> _What the exercise asks_:
Copy each line of the data below exactly, leaving out pictures.

• • • •

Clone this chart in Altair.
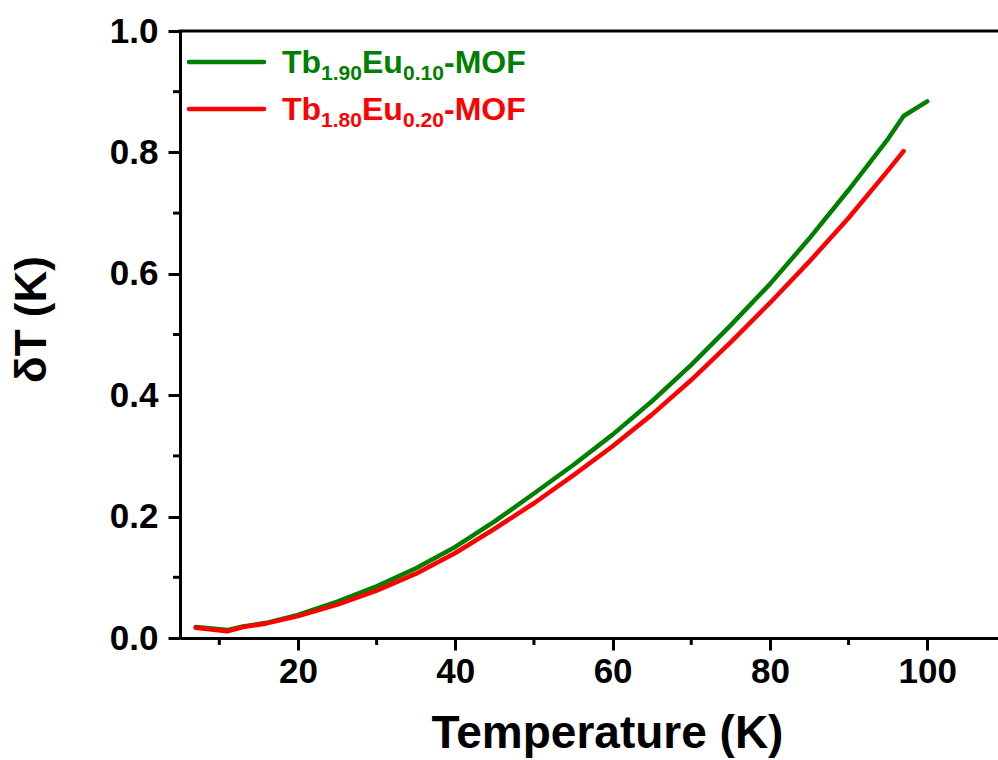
import altair as alt
import pandas as pd

# ---- data ----
temp_green = [7, 11, 13, 16, 20, 25, 30, 35, 40, 45, 50, 55, 60, 65, 70, 75, 80, 85, 90, 95, 97, 100]
dT_green = [0.018, 0.013, 0.019, 0.025, 0.038, 0.060, 0.085, 0.115, 0.150, 0.192, 0.238, 0.285,
            0.335, 0.390, 0.450, 0.515, 0.583, 0.658, 0.738, 0.822, 0.860, 0.884]
temp_red = [7, 11, 13, 16, 20, 25, 30, 35, 40, 45, 50, 55, 60, 65, 70, 75, 80, 85, 90, 95, 97]
dT_red = [0.017, 0.011, 0.018, 0.024, 0.036, 0.055, 0.078, 0.106, 0.140, 0.180, 0.222, 0.268,
          0.316, 0.368, 0.425, 0.487, 0.552, 0.620, 0.692, 0.770, 0.802]
series_names = ["Tb1.90Eu0.10-MOF", "Tb1.80Eu0.20-MOF"]
series_colors = ["#008000", "#ff0000"]
legend_pieces = [["Tb", "1.90", "Eu", "0.10", "-MOF"], ["Tb", "1.80", "Eu", "0.20", "-MOF"]]
x_major = [20, 40, 60, 80, 100]
x_minor = [10, 30, 50, 70, 90]
y_major = [0.0, 0.2, 0.4, 0.6, 0.8, 1.0]
y_minor = [0.1, 0.3, 0.5, 0.7, 0.9]

W, H = 818, 607
FONT = "Liberation Sans"

df = pd.concat([
    pd.DataFrame({"T": temp_green, "dT": dT_green, "s": series_names[0]}),
    pd.DataFrame({"T": temp_red, "dT": dT_red, "s": series_names[1]}),
])

xscale = alt.Scale(domain=[5, 109], nice=False, zero=False)
yscale = alt.Scale(domain=[0, 1], nice=False, zero=False)
x_axis = alt.Axis(
    values=x_major, title="Temperature (K)", tickSize=12, tickWidth=3, domainWidth=3,
    labelFontSize=35, labelPadding=4, titleFontSize=46, titleX=427, titleY=109,
    titleBaseline="alphabetic", titleAnchor="start", titleAlign="center")
y_axis = alt.Axis(
    values=y_major, format=".1f", title="δT (K)", tickSize=12, tickWidth=3, domainWidth=3,
    labelFontSize=35, labelPadding=10, titleFontSize=44, titleX=-135, titleY=288,
    titleBaseline="alphabetic", titleAngle=270, titleAlign="center")

lines = alt.Chart(df).mark_line(strokeWidth=4.5, strokeCap="round", strokeJoin="round", clip=False).encode(
    x=alt.X("T:Q", scale=xscale, axis=x_axis),
    y=alt.Y("dT:Q", scale=yscale, axis=y_axis),
    color=alt.Color("s:N", scale=alt.Scale(domain=series_names, range=series_colors), legend=None),
    detail="s:N",
)

xminor = alt.Chart(pd.DataFrame({"T": x_minor})).mark_rule(strokeWidth=3, color="black").encode(
    x=alt.X("T:Q", scale=xscale, axis=x_axis), y=alt.value(H), y2=alt.value(H + 7))
yminor = alt.Chart(pd.DataFrame({"dT": y_minor})).mark_rule(strokeWidth=3, color="black").encode(
    y=alt.Y("dT:Q", scale=yscale, axis=y_axis), x=alt.value(0), x2=alt.value(-7))
top_line = alt.Chart(pd.DataFrame({"a": [0]})).mark_rule(strokeWidth=3, color="black").encode(
    x=alt.value(-1.5), x2=alt.value(W), y=alt.value(0))

# custom legend (subscripts via separate text pieces)
layers = [lines, xminor, yminor, top_line]
piece_x = [102, 141, 182, 223, 264]
line_y = [31, 78]
base_y = [42, 89]
one = pd.DataFrame({"a": [0]})
for i in range(2):
    layers.append(alt.Chart(one).mark_rule(strokeWidth=4.5, strokeCap="round", color=series_colors[i]).encode(
        x=alt.value(9), x2=alt.value(84), y=alt.value(line_y[i])))
    for j, txt in enumerate(legend_pieces[i]):
        sub = j in (1, 3)
        layers.append(alt.Chart(one).mark_text(
            text=txt, font=FONT, fontWeight="bold", fontSize=21 if sub else 32,
            align="left", baseline="alphabetic", color=series_colors[i]).encode(
            x=alt.value(piece_x[j]), y=alt.value(base_y[i] + (7 if sub else 0))))

chart = alt.layer(*layers).properties(
    width=W, height=H,
    autosize=alt.AutoSizeParams(type="none"),
    padding={"left": 180, "top": 31, "right": 0, "bottom": 122},
    background="white",
).configure_view(stroke=None).configure_axis(
    labelFont=FONT, titleFont=FONT, labelFontWeight="bold", titleFontWeight="bold",
    labelColor="black", titleColor="black", domainColor="black", tickColor="black",
    grid=False,
)

chart.save("out.html", embed_options={"renderer": "svg", "actions": False})
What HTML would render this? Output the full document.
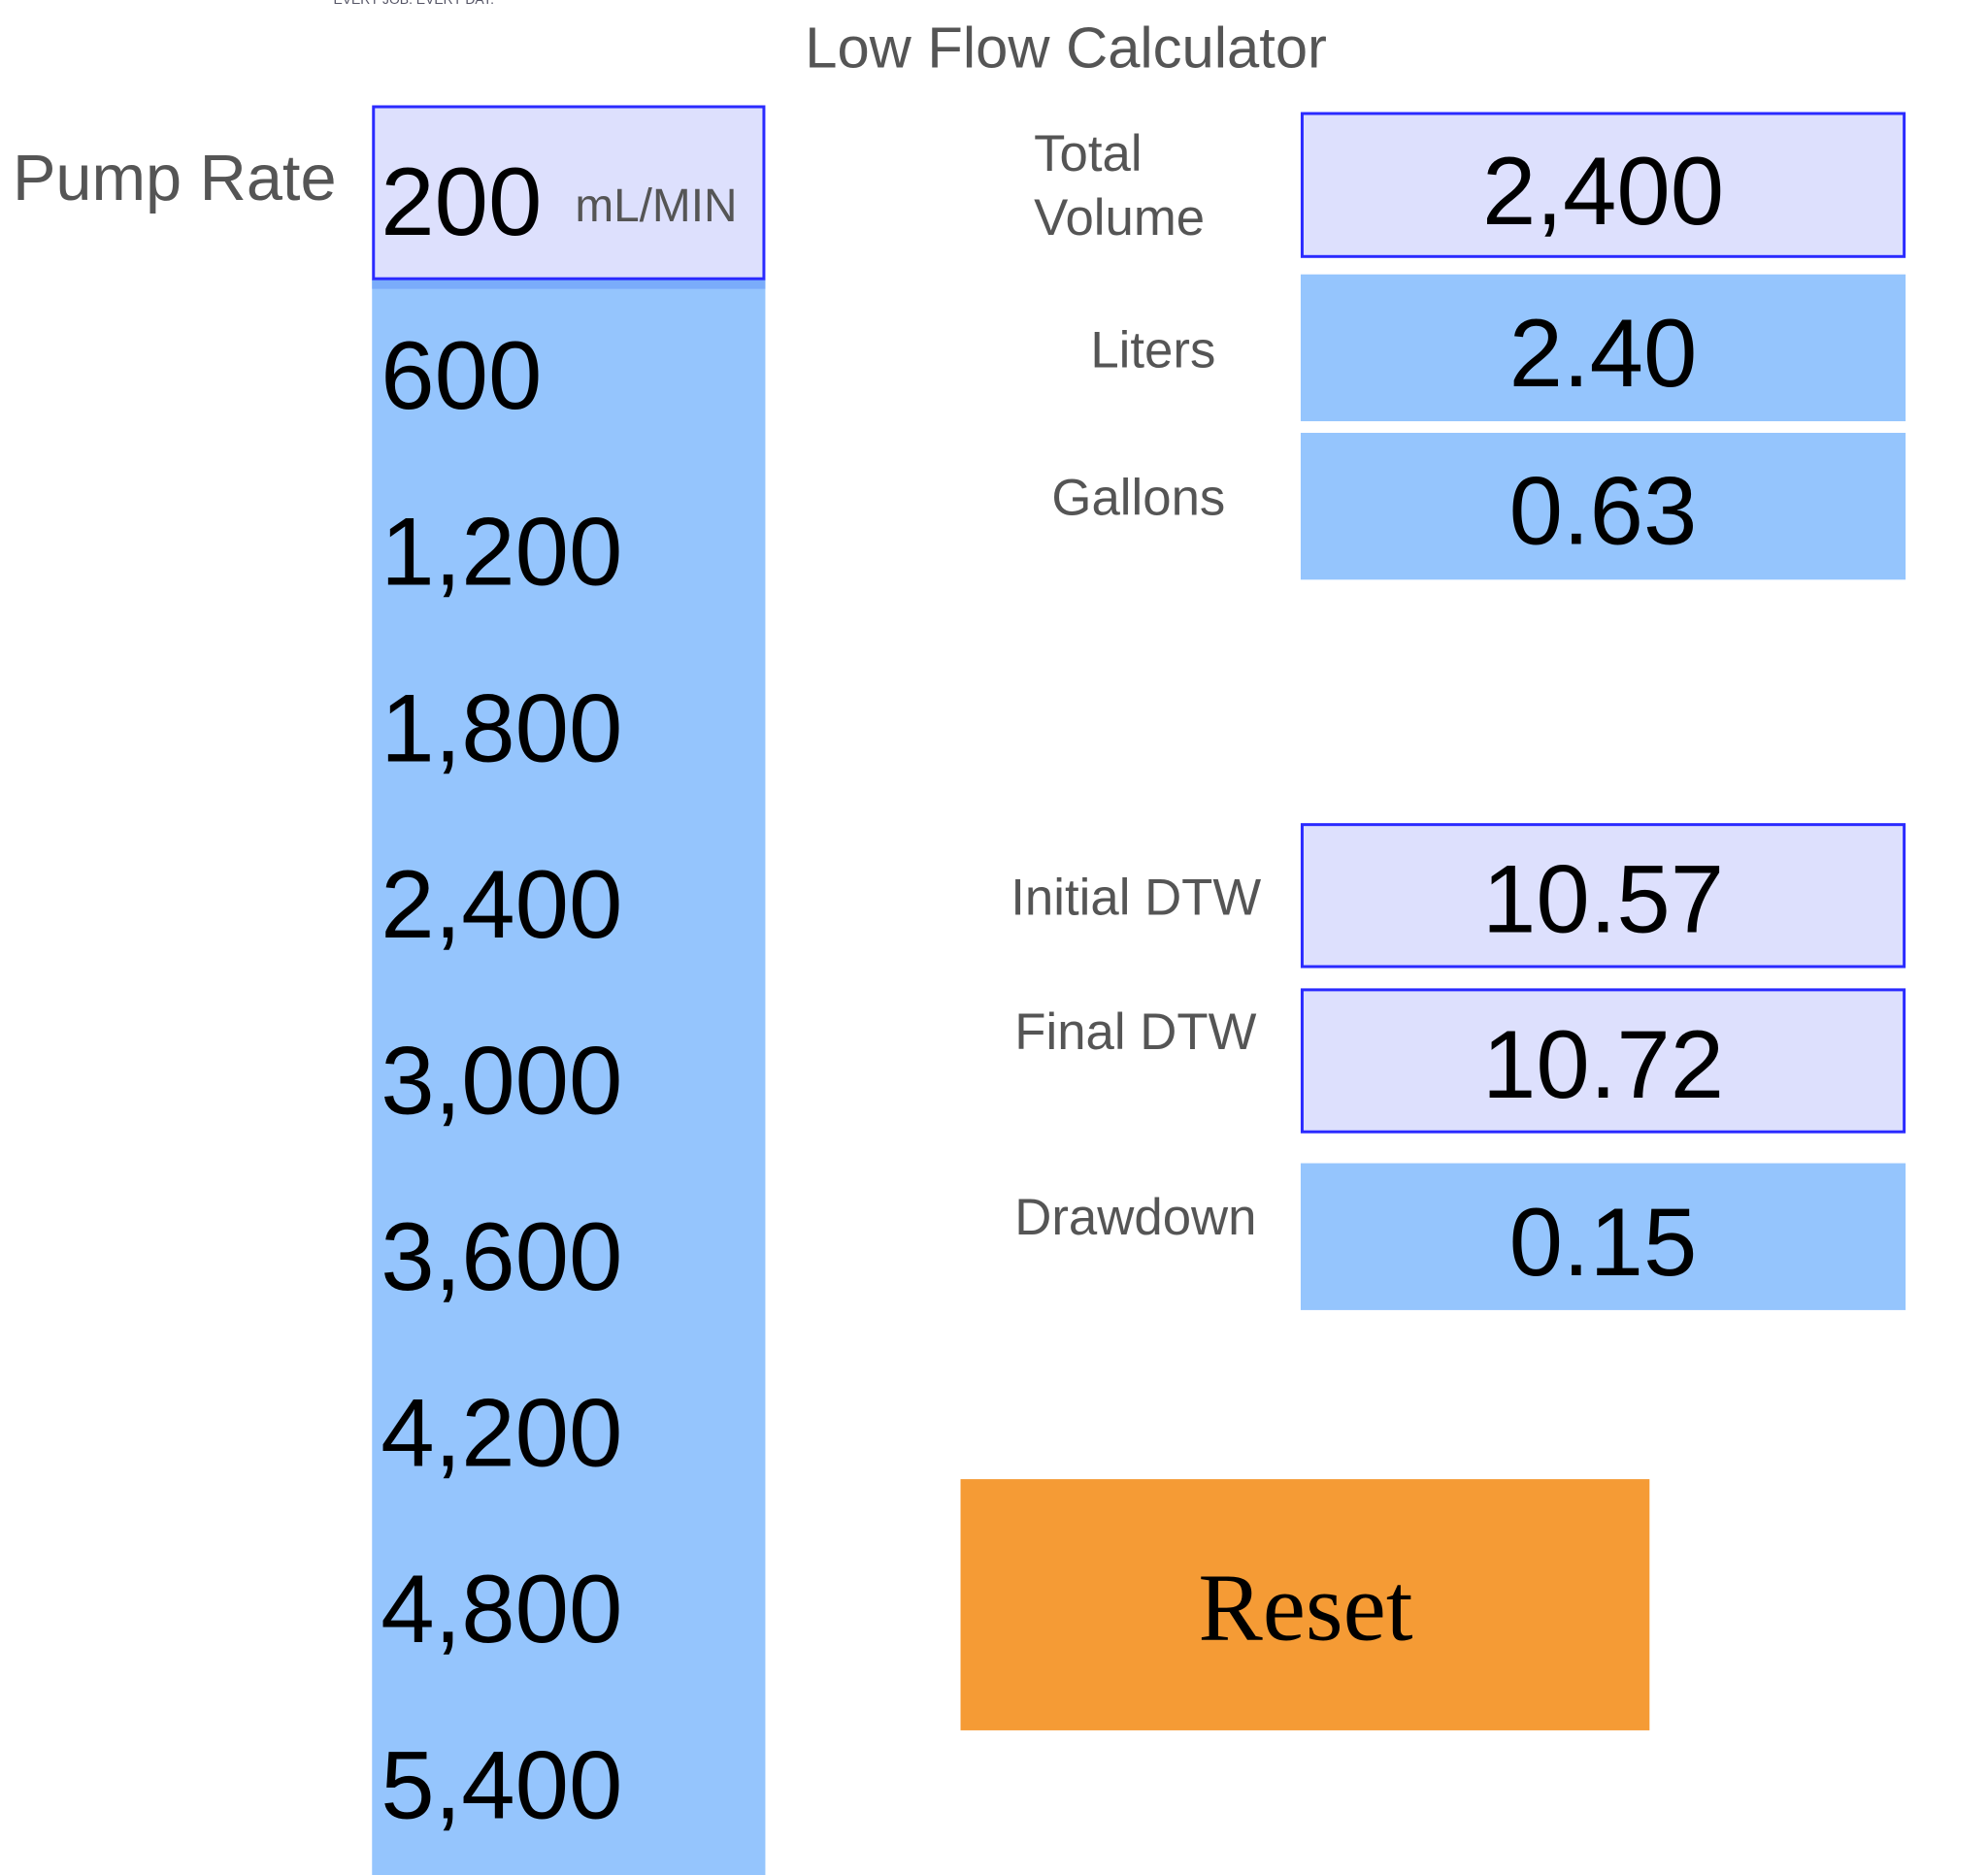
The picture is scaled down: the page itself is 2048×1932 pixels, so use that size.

• • • •

> _Task response_:
Clone this chart in Altair.
import altair as alt
import pandas as pd

# ---- data ----
temp_green = [7, 11, 13, 16, 20, 25, 30, 35, 40, 45, 50, 55, 60, 65, 70, 75, 80, 85, 90, 95, 97, 100]
dT_green = [0.018, 0.013, 0.019, 0.025, 0.038, 0.060, 0.085, 0.115, 0.150, 0.192, 0.238, 0.285,
            0.335, 0.390, 0.450, 0.515, 0.583, 0.658, 0.738, 0.822, 0.860, 0.884]
temp_red = [7, 11, 13, 16, 20, 25, 30, 35, 40, 45, 50, 55, 60, 65, 70, 75, 80, 85, 90, 95, 97]
dT_red = [0.017, 0.011, 0.018, 0.024, 0.036, 0.055, 0.078, 0.106, 0.140, 0.180, 0.222, 0.268,
          0.316, 0.368, 0.425, 0.487, 0.552, 0.620, 0.692, 0.770, 0.802]
series_names = ["Tb1.90Eu0.10-MOF", "Tb1.80Eu0.20-MOF"]
series_colors = ["#008000", "#ff0000"]
legend_pieces = [["Tb", "1.90", "Eu", "0.10", "-MOF"], ["Tb", "1.80", "Eu", "0.20", "-MOF"]]
x_major = [20, 40, 60, 80, 100]
x_minor = [10, 30, 50, 70, 90]
y_major = [0.0, 0.2, 0.4, 0.6, 0.8, 1.0]
y_minor = [0.1, 0.3, 0.5, 0.7, 0.9]

W, H = 818, 607
FONT = "Liberation Sans"

df = pd.concat([
    pd.DataFrame({"T": temp_green, "dT": dT_green, "s": series_names[0]}),
    pd.DataFrame({"T": temp_red, "dT": dT_red, "s": series_names[1]}),
])

xscale = alt.Scale(domain=[5, 109], nice=False, zero=False)
yscale = alt.Scale(domain=[0, 1], nice=False, zero=False)
x_axis = alt.Axis(
    values=x_major, title="Temperature (K)", tickSize=12, tickWidth=3, domainWidth=3,
    labelFontSize=35, labelPadding=4, titleFontSize=46, titleX=427, titleY=109,
    titleBaseline="alphabetic", titleAnchor="start", titleAlign="center")
y_axis = alt.Axis(
    values=y_major, format=".1f", title="δT (K)", tickSize=12, tickWidth=3, domainWidth=3,
    labelFontSize=35, labelPadding=10, titleFontSize=44, titleX=-135, titleY=288,
    titleBaseline="alphabetic", titleAngle=270, titleAlign="center")

lines = alt.Chart(df).mark_line(strokeWidth=4.5, strokeCap="round", strokeJoin="round", clip=False).encode(
    x=alt.X("T:Q", scale=xscale, axis=x_axis),
    y=alt.Y("dT:Q", scale=yscale, axis=y_axis),
    color=alt.Color("s:N", scale=alt.Scale(domain=series_names, range=series_colors), legend=None),
    detail="s:N",
)

xminor = alt.Chart(pd.DataFrame({"T": x_minor})).mark_rule(strokeWidth=3, color="black").encode(
    x=alt.X("T:Q", scale=xscale, axis=x_axis), y=alt.value(H), y2=alt.value(H + 7))
yminor = alt.Chart(pd.DataFrame({"dT": y_minor})).mark_rule(strokeWidth=3, color="black").encode(
    y=alt.Y("dT:Q", scale=yscale, axis=y_axis), x=alt.value(0), x2=alt.value(-7))
top_line = alt.Chart(pd.DataFrame({"a": [0]})).mark_rule(strokeWidth=3, color="black").encode(
    x=alt.value(-1.5), x2=alt.value(W), y=alt.value(0))

# custom legend (subscripts via separate text pieces)
layers = [lines, xminor, yminor, top_line]
piece_x = [102, 141, 182, 223, 264]
line_y = [31, 78]
base_y = [42, 89]
one = pd.DataFrame({"a": [0]})
for i in range(2):
    layers.append(alt.Chart(one).mark_rule(strokeWidth=4.5, strokeCap="round", color=series_colors[i]).encode(
        x=alt.value(9), x2=alt.value(84), y=alt.value(line_y[i])))
    for j, txt in enumerate(legend_pieces[i]):
        sub = j in (1, 3)
        layers.append(alt.Chart(one).mark_text(
            text=txt, font=FONT, fontWeight="bold", fontSize=21 if sub else 32,
            align="left", baseline="alphabetic", color=series_colors[i]).encode(
            x=alt.value(piece_x[j]), y=alt.value(base_y[i] + (7 if sub else 0))))

chart = alt.layer(*layers).properties(
    width=W, height=H,
    autosize=alt.AutoSizeParams(type="none"),
    padding={"left": 180, "top": 31, "right": 0, "bottom": 122},
    background="white",
).configure_view(stroke=None).configure_axis(
    labelFont=FONT, titleFont=FONT, labelFontWeight="bold", titleFontWeight="bold",
    labelColor="black", titleColor="black", domainColor="black", tickColor="black",
    grid=False,
)

chart.save("out.html", embed_options={"renderer": "svg", "actions": False})
What HTML would render this? Output the full document.
The picture is scaled down: the page itself is 2048×1932 pixels, so use that size.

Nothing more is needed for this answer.